▶ Do this
Can you output the material exactly as written, minus any pictures it holds?

::::

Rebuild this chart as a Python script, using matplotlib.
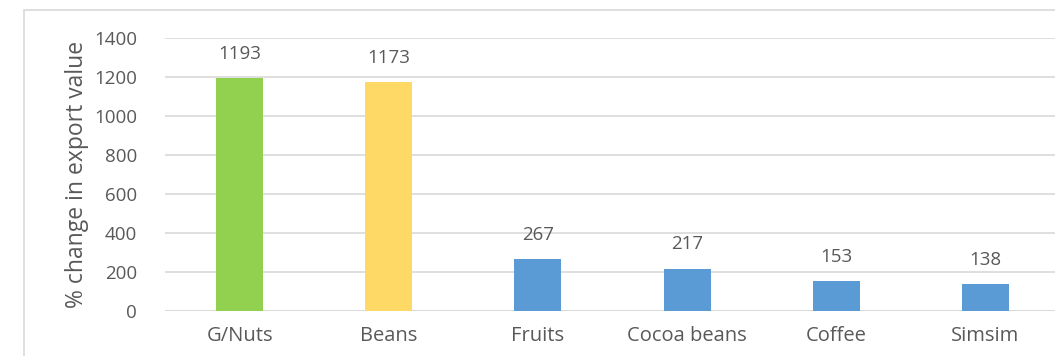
import matplotlib
matplotlib.use("Agg")
import matplotlib.pyplot as plt
from matplotlib.patches import Rectangle

categories = ["G/Nuts", "Beans", "Fruits", "Cocoa beans", "Coffee", "Simsim"]
values = [1193, 1173, 267, 217, 153, 138]
colors = ["#92d050", "#ffd966", "#5b9bd5", "#5b9bd5", "#5b9bd5", "#5b9bd5"]
yticks = [0, 200, 400, 600, 800, 1000, 1200, 1400]

plt.rcParams['font.family'] = ['Open Sans', 'DejaVu Sans']
txt = "#595959"
grid = "#d9d9d9"

W, H = 1055, 356
fig = plt.figure(figsize=(W/100, H/100), dpi=100)
fig.patch.set_facecolor("white")

# outer chart frame (cropped at right and bottom)
fig.patches.append(Rectangle((24/W, -0.1), 1.2, (H-10)/H + 0.1, transform=fig.transFigure,
                             fill=False, edgecolor=grid, linewidth=1.2))

ax = fig.add_axes([165/W, (H-311)/H, (1060-165)/W, (311-38)/H])
x = range(len(categories))
ax.bar(x, values, width=0.315, color=colors, zorder=3)
ax.set_xlim(-0.5, len(categories)-0.5)
ax.set_ylim(0, 1400)
ax.set_yticks(yticks)
ax.set_xticks(list(x))
ax.set_xticklabels(categories)
for s in ax.spines.values():
    s.set_visible(False)
ax.yaxis.grid(True, color=grid, linewidth=1.2, zorder=0)
ax.axhline(0, color=grid, linewidth=1.2, zorder=1)
ax.tick_params(axis='both', length=0, colors=txt, labelsize=13.5)
ax.tick_params(axis='x', labelsize=14.5)
ax.tick_params(axis='y', pad=20)
ax.tick_params(axis='x', pad=11)
for i, v in enumerate(values):
    ax.annotate(str(v), (i, v), xytext=(0, 11), textcoords='offset points',
                ha='center', va='bottom', color=txt, fontsize=13.5)
ax.set_ylabel("% change in export value", color=txt, fontsize=16.5, labelpad=4)

fig.savefig("out.png", dpi=100)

::::

▶ Exercise answer
Rebuild this chart as a Python script, using matplotlib.
import matplotlib
matplotlib.use("Agg")
import matplotlib.pyplot as plt
from matplotlib.patches import Rectangle

categories = ["G/Nuts", "Beans", "Fruits", "Cocoa beans", "Coffee", "Simsim"]
values = [1193, 1173, 267, 217, 153, 138]
colors = ["#92d050", "#ffd966", "#5b9bd5", "#5b9bd5", "#5b9bd5", "#5b9bd5"]
yticks = [0, 200, 400, 600, 800, 1000, 1200, 1400]

plt.rcParams['font.family'] = ['Open Sans', 'DejaVu Sans']
txt = "#595959"
grid = "#d9d9d9"

W, H = 1055, 356
fig = plt.figure(figsize=(W/100, H/100), dpi=100)
fig.patch.set_facecolor("white")

# outer chart frame (cropped at right and bottom)
fig.patches.append(Rectangle((24/W, -0.1), 1.2, (H-10)/H + 0.1, transform=fig.transFigure,
                             fill=False, edgecolor=grid, linewidth=1.2))

ax = fig.add_axes([165/W, (H-311)/H, (1060-165)/W, (311-38)/H])
x = range(len(categories))
ax.bar(x, values, width=0.315, color=colors, zorder=3)
ax.set_xlim(-0.5, len(categories)-0.5)
ax.set_ylim(0, 1400)
ax.set_yticks(yticks)
ax.set_xticks(list(x))
ax.set_xticklabels(categories)
for s in ax.spines.values():
    s.set_visible(False)
ax.yaxis.grid(True, color=grid, linewidth=1.2, zorder=0)
ax.axhline(0, color=grid, linewidth=1.2, zorder=1)
ax.tick_params(axis='both', length=0, colors=txt, labelsize=13.5)
ax.tick_params(axis='x', labelsize=14.5)
ax.tick_params(axis='y', pad=20)
ax.tick_params(axis='x', pad=11)
for i, v in enumerate(values):
    ax.annotate(str(v), (i, v), xytext=(0, 11), textcoords='offset points',
                ha='center', va='bottom', color=txt, fontsize=13.5)
ax.set_ylabel("% change in export value", color=txt, fontsize=16.5, labelpad=4)

fig.savefig("out.png", dpi=100)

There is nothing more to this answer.